**Data for processing**
------------------------------------

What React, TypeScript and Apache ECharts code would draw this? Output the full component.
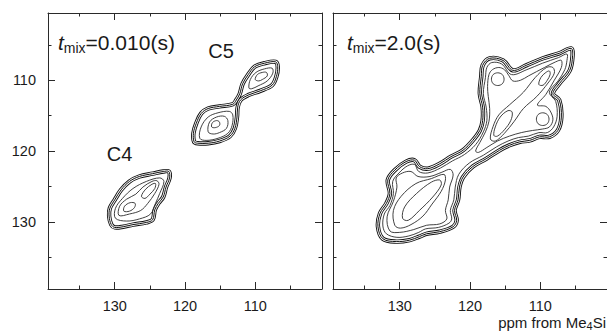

------------------------------------

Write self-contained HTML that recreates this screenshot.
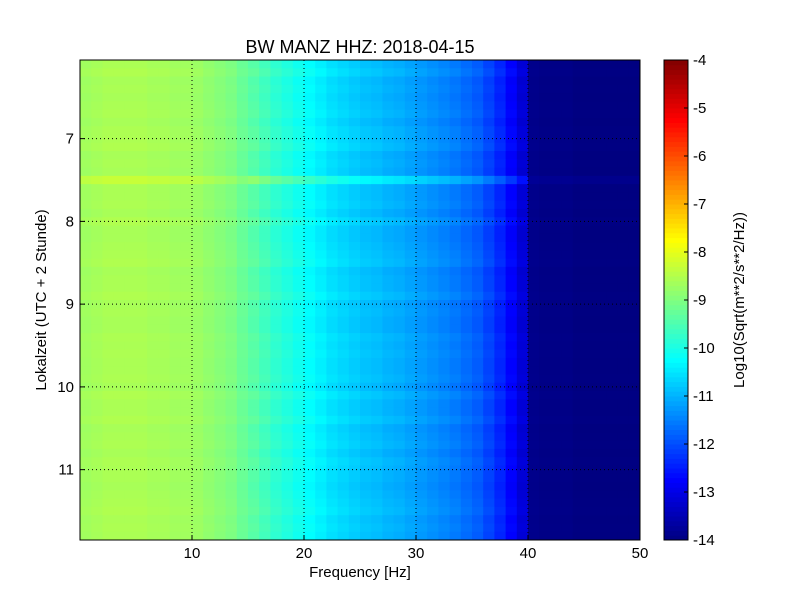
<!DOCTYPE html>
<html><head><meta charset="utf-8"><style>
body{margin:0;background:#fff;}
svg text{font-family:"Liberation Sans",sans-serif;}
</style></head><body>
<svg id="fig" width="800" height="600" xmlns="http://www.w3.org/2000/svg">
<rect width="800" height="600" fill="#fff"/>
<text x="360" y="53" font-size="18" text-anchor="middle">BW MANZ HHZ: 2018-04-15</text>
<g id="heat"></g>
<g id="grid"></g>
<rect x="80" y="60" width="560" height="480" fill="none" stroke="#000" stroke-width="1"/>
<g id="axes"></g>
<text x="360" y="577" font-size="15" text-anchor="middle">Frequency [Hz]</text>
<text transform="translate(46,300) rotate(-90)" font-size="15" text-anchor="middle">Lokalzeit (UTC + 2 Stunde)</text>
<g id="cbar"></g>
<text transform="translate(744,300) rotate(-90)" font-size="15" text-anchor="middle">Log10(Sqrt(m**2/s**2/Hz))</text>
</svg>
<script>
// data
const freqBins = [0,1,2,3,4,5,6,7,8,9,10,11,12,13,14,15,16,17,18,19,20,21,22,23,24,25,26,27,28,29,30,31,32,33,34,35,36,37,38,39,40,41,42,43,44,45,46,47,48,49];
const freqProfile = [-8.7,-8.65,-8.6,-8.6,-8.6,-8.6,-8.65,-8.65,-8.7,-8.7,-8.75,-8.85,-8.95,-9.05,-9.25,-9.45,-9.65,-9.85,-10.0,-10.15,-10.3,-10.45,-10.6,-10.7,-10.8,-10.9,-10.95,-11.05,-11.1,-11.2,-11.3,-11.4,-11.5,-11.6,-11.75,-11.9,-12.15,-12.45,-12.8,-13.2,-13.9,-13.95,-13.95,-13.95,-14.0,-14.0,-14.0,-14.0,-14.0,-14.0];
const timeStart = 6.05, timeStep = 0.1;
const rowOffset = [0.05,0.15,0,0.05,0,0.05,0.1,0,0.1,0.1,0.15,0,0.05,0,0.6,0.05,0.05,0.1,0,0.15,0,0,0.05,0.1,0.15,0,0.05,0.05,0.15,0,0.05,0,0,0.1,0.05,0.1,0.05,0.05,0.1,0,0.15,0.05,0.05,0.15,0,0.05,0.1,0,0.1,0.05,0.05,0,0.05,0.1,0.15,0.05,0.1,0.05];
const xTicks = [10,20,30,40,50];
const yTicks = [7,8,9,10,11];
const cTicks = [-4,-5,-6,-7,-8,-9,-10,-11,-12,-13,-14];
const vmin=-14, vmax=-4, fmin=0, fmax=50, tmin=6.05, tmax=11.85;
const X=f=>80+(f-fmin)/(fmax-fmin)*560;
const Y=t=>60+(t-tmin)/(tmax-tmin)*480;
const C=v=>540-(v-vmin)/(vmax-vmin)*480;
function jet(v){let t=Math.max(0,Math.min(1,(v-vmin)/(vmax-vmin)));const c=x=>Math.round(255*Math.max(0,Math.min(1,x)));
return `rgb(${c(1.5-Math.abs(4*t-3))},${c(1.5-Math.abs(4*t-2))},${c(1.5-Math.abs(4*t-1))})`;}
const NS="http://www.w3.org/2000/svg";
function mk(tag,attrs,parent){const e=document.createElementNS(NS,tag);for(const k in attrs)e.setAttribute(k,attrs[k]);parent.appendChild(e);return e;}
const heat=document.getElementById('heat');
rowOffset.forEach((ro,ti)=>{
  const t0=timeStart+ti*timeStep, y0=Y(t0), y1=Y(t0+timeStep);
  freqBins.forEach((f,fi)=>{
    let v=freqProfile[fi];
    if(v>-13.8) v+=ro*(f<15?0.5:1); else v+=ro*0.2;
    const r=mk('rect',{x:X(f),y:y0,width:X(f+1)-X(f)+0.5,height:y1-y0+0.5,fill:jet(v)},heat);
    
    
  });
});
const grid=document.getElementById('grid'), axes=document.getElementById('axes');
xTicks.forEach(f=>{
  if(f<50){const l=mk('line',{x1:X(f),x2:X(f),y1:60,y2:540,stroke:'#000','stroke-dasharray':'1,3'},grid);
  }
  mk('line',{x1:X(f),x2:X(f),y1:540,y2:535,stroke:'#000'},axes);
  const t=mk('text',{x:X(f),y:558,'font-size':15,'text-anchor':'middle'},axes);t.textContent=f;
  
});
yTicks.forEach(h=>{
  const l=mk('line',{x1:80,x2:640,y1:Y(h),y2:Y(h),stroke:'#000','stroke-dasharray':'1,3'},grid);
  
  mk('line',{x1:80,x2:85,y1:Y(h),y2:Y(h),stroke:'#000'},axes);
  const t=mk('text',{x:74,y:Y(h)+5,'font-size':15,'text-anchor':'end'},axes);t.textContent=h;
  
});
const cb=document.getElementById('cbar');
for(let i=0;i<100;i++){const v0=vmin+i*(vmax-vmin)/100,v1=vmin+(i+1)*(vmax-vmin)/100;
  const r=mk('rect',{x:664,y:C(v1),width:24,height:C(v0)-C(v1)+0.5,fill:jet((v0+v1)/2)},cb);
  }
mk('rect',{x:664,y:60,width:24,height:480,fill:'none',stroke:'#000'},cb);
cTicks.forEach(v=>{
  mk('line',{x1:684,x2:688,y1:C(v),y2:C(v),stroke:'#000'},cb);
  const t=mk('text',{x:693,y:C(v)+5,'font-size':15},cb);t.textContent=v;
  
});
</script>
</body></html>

------------------------------------

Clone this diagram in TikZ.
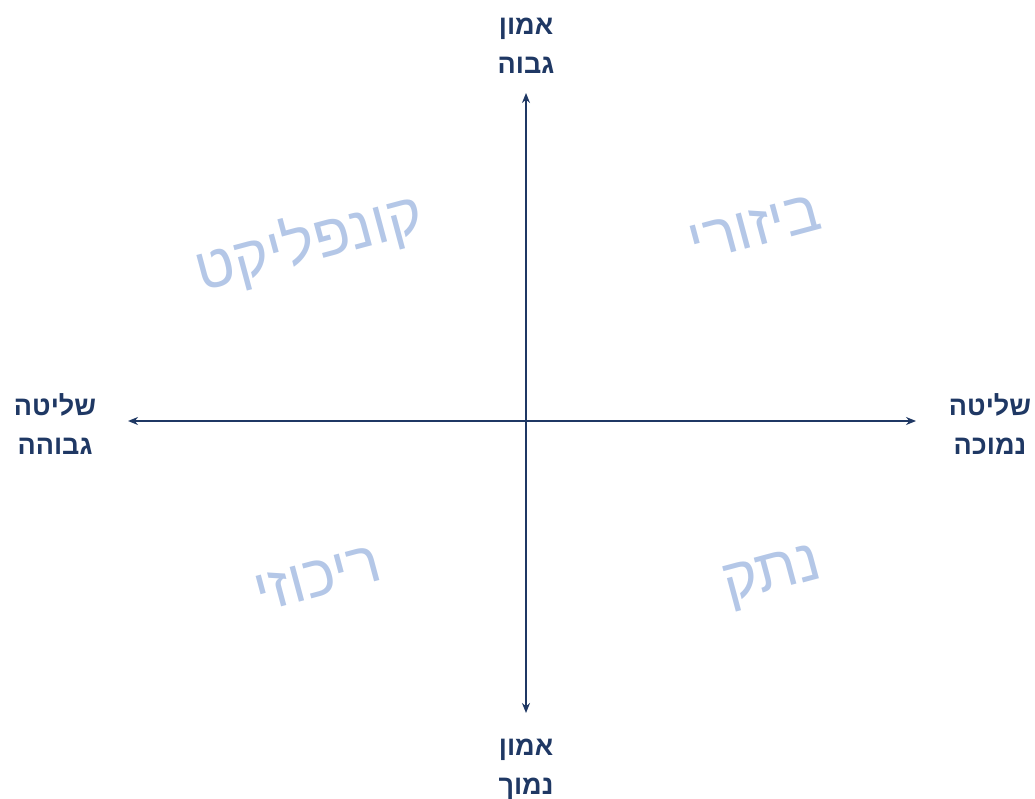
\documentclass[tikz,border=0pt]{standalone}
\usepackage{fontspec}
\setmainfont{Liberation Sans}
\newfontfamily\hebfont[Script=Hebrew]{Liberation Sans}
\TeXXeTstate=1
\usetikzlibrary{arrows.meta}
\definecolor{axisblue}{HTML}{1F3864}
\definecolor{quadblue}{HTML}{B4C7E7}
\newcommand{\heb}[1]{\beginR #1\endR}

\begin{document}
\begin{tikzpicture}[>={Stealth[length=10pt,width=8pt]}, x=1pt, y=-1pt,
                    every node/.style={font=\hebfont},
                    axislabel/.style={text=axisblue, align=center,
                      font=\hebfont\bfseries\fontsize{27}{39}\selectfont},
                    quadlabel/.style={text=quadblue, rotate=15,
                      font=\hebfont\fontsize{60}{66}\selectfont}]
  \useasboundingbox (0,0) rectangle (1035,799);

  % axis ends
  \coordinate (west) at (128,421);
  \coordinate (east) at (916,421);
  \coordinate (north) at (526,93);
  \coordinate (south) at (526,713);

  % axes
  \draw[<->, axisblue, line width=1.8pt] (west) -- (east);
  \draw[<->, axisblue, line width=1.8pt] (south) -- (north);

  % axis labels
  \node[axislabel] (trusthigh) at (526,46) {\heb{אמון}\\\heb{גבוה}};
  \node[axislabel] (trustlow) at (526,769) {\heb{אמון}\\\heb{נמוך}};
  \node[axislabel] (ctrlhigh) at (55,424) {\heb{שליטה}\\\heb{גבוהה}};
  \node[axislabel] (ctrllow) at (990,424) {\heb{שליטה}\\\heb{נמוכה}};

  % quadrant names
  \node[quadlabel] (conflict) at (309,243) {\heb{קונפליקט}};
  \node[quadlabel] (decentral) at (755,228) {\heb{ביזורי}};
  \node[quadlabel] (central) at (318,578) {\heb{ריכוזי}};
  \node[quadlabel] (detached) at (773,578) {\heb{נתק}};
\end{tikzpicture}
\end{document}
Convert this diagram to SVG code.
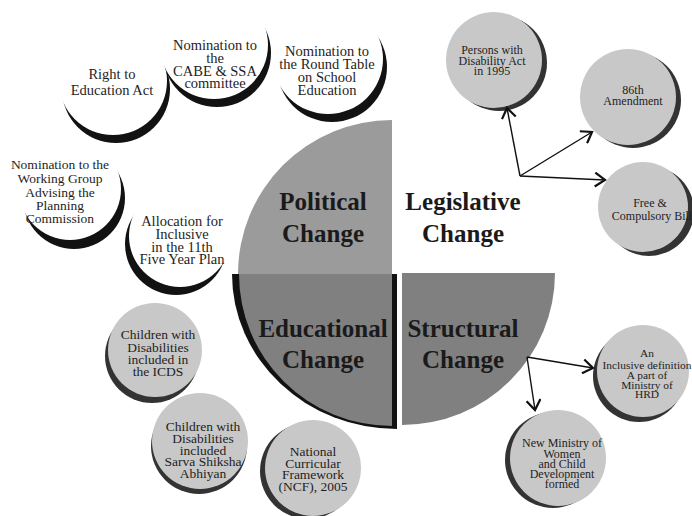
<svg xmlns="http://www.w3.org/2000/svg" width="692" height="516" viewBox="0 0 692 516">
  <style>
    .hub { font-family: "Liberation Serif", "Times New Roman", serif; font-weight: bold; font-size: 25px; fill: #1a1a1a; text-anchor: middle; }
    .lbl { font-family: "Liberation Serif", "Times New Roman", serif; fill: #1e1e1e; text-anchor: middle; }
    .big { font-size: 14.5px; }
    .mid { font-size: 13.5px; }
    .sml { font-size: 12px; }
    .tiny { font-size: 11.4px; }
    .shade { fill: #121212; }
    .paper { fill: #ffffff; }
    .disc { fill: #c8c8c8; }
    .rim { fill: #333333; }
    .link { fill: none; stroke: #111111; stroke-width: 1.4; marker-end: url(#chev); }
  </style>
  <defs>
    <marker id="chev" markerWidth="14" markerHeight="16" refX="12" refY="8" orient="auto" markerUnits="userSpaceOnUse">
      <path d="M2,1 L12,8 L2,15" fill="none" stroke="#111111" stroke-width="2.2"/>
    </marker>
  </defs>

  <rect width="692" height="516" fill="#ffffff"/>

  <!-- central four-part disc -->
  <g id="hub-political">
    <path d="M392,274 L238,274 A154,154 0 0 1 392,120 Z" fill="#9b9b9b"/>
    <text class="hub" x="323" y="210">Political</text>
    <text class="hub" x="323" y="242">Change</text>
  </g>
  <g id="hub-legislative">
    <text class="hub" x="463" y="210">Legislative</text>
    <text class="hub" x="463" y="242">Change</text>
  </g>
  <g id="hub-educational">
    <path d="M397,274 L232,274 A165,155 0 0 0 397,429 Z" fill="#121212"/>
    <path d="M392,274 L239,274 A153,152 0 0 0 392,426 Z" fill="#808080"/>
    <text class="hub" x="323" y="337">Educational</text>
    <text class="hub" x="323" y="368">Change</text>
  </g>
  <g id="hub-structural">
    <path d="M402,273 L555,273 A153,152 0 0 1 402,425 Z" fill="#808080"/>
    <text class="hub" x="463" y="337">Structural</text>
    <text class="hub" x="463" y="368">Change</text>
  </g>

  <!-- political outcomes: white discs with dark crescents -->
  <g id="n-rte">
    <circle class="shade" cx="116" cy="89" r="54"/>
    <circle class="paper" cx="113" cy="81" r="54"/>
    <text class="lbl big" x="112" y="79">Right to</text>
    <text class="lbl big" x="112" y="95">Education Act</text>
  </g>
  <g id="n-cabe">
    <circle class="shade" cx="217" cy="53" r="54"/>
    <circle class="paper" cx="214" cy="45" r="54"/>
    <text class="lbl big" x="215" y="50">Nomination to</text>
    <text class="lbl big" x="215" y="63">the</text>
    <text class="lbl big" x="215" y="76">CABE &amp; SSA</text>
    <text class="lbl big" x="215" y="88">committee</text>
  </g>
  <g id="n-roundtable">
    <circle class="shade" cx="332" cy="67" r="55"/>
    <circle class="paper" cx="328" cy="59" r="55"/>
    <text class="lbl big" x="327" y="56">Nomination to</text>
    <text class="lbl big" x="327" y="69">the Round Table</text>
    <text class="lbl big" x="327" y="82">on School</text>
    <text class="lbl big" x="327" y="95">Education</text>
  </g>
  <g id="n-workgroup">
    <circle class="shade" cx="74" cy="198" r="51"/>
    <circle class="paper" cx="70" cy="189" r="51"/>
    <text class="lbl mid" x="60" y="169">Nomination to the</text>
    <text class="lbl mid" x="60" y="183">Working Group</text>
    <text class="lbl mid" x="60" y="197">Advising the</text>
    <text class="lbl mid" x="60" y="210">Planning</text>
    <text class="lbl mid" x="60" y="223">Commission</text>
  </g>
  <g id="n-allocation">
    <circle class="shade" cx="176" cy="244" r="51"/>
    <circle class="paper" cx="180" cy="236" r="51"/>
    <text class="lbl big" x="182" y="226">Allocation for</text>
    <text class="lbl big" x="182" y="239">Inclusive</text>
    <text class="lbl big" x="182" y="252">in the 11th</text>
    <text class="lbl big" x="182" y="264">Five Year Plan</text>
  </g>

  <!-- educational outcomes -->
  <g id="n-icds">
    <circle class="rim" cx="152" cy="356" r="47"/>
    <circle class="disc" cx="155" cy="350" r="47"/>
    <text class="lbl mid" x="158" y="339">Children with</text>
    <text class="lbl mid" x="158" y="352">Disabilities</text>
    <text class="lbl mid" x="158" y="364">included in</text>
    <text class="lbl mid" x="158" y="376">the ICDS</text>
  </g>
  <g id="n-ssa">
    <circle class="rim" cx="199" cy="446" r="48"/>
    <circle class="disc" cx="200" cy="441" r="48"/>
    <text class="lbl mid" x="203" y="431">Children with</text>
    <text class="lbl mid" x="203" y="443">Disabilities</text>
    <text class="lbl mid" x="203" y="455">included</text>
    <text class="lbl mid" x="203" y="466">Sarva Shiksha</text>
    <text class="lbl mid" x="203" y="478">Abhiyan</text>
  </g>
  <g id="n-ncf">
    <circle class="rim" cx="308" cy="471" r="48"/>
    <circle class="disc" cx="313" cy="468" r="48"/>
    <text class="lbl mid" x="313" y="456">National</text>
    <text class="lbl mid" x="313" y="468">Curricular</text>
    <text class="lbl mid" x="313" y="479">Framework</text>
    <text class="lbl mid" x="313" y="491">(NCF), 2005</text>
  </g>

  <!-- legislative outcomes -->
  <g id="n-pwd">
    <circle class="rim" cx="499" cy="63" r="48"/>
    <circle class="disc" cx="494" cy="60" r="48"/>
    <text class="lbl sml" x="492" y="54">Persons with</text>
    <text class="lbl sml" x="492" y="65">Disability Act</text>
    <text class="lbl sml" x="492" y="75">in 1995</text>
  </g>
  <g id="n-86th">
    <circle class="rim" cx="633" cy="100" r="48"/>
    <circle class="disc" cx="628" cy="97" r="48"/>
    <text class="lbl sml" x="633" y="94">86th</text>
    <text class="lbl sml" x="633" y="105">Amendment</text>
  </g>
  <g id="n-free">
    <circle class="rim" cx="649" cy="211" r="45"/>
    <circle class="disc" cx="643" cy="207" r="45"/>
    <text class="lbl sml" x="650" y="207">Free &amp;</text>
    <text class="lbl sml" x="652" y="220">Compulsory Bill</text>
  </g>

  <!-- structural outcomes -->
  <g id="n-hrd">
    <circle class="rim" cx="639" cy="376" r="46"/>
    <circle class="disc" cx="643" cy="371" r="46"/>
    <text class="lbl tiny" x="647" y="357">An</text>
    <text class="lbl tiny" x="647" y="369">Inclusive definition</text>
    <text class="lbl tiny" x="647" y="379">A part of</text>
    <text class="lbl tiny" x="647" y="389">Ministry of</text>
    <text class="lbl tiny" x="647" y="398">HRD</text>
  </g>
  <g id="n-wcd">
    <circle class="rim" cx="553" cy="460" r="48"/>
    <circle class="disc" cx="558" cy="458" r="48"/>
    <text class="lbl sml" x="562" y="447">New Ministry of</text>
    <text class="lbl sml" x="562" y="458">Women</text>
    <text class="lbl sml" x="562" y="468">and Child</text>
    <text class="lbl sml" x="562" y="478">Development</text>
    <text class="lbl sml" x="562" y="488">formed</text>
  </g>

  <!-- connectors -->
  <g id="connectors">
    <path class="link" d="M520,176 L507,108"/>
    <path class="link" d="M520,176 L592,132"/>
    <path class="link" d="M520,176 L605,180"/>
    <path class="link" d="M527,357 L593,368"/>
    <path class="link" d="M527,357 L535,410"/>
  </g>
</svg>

------------------------------------

**Work required**
Each line holding the word "code" counts once; report the total and nothing else.

**Reply to the exercise**
2